Influence of soil type on ground surface uplift

6 Conclusions

By using the finite difference software FLAC 8.0 with a two-phase flow model, a parametrical study was examined ground surface uplift induced by groundwater recharge. The initial degree of saturation and different soil types on ground surface uplift and the cumulative groundwater recharge volume were discussed. The study results are summarized as follows:

1. 1.

   Compared with the numerical and experimental results, it is clear that the numerical analysis used in this study is rational.

2. 2.

   The initial degree of saturation had a non-significant effect on the cumulative groundwater recharge volume. When the initial degree of saturation of the aquifer was 70%, the ground surface uplift was the largest, sequentially followed by the initial degree of saturations of 60 and 50%.

3. 3.

   The sand aquifer had the largest cumulative groundwater recharge volume, followed by the silt loam aquifer.
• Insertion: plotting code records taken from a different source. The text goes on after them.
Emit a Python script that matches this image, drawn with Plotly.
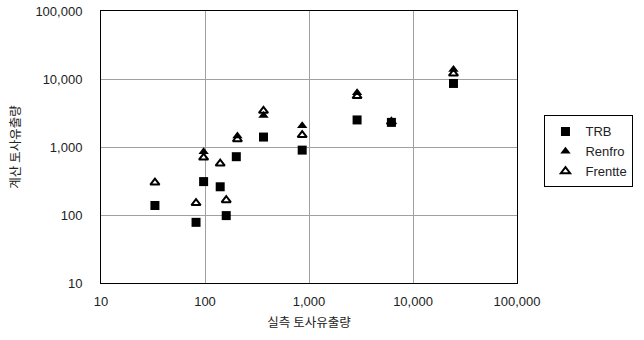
import plotly.graph_objects as go

tick_vals = [10, 100, 1000, 10000, 100000]
tick_text = ["10", "100", "1,000", "10,000", "100,000"]

trb_x = [33, 82, 97, 140, 160, 200, 365, 860, 2900, 6200, 24500]
trb_y = [138, 78, 310, 260, 98, 720, 1400, 900, 2500, 2300, 8600]

renfro_x = [97, 205, 365, 860, 2900, 6200, 24500]
renfro_y = [850, 1450, 2900, 2050, 6300, 2350, 13800]

frentte_x = [33, 82, 97, 140, 160, 205, 365, 860, 2900, 6200, 24500]
frentte_y = [300, 150, 700, 570, 165, 1300, 3400, 1500, 5600, 2350, 12000]

fig = go.Figure()
fig.add_trace(go.Scatter(x=trb_x, y=trb_y, mode="markers", name="TRB",
                         marker=dict(symbol="square", size=9, color="black")))
fig.add_trace(go.Scatter(x=renfro_x, y=renfro_y, mode="markers", name="Renfro",
                         marker=dict(symbol="triangle-up", size=9, color="black")))
fig.add_trace(go.Scatter(x=frentte_x, y=frentte_y, mode="markers", name="Frentte",
                         marker=dict(symbol="triangle-up-open", size=8, color="black",
                                     line=dict(width=2, color="black"))))

tick_font = dict(family="Liberation Sans, Arial, sans-serif", size=13, color="#222")
title_font = dict(family="Noto Sans CJK KR", size=12.5, color="#222")

axis_common = dict(
    type="log",
    tickvals=tick_vals,
    ticktext=tick_text,
    showgrid=True,
    gridcolor="#a0a0a0",
    gridwidth=1,
    showline=True,
    linecolor="black",
    linewidth=1,
    mirror=True,
    ticks="",
    zeroline=False,
    automargin=False,
    tickfont=tick_font,
)

fig.update_xaxes(range=[1, 5], ticklabelstandoff=6,
                 title=dict(text="실측 토사유출량", font=title_font, standoff=10),
                 **axis_common)
fig.update_yaxes(range=[1, 5], ticklabelstandoff=15,
                 title=dict(text="계산 토사유출량", font=title_font, standoff=12),
                 **axis_common)

fig.update_layout(
    width=644, height=340,
    margin=dict(l=101, r=122, t=11, b=57),
    paper_bgcolor="white",
    plot_bgcolor="white",
    showlegend=True,
    legend=dict(x=1.28, y=0.616, xanchor="right", yanchor="top",
                bordercolor="black", borderwidth=1,
                font=dict(family="Liberation Sans, Arial, sans-serif", size=13, color="#222"),
                tracegroupgap=0),
)

fig.write_html("out.html", config={"displayModeBar": False},
               post_script="document.body.style.margin='0';")
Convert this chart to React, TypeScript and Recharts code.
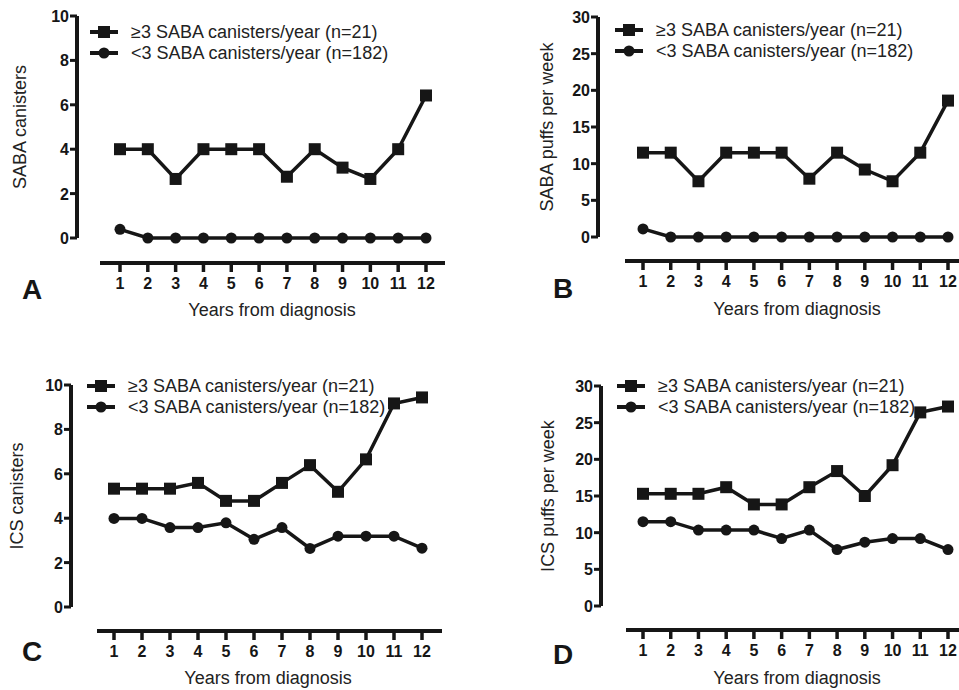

The loam aquifer had the lowest cumulative groundwater recharge volume. At the end of the groundwater recharge period (Day 90), the ground surface uplifts in the silt loam and sandy aquifers were obvious. Because of the high permeability of sand, the recharged groundwater flowed out of the study area. However, no obvious ground surface uplift in the sandy aquifer were noted at the end of the groundwater recharge cycle (Day 360). Constructing walls within a sandy aquifer to contain the groundwater may prevent the recharged groundwater flow out, it may be able to improve this situation.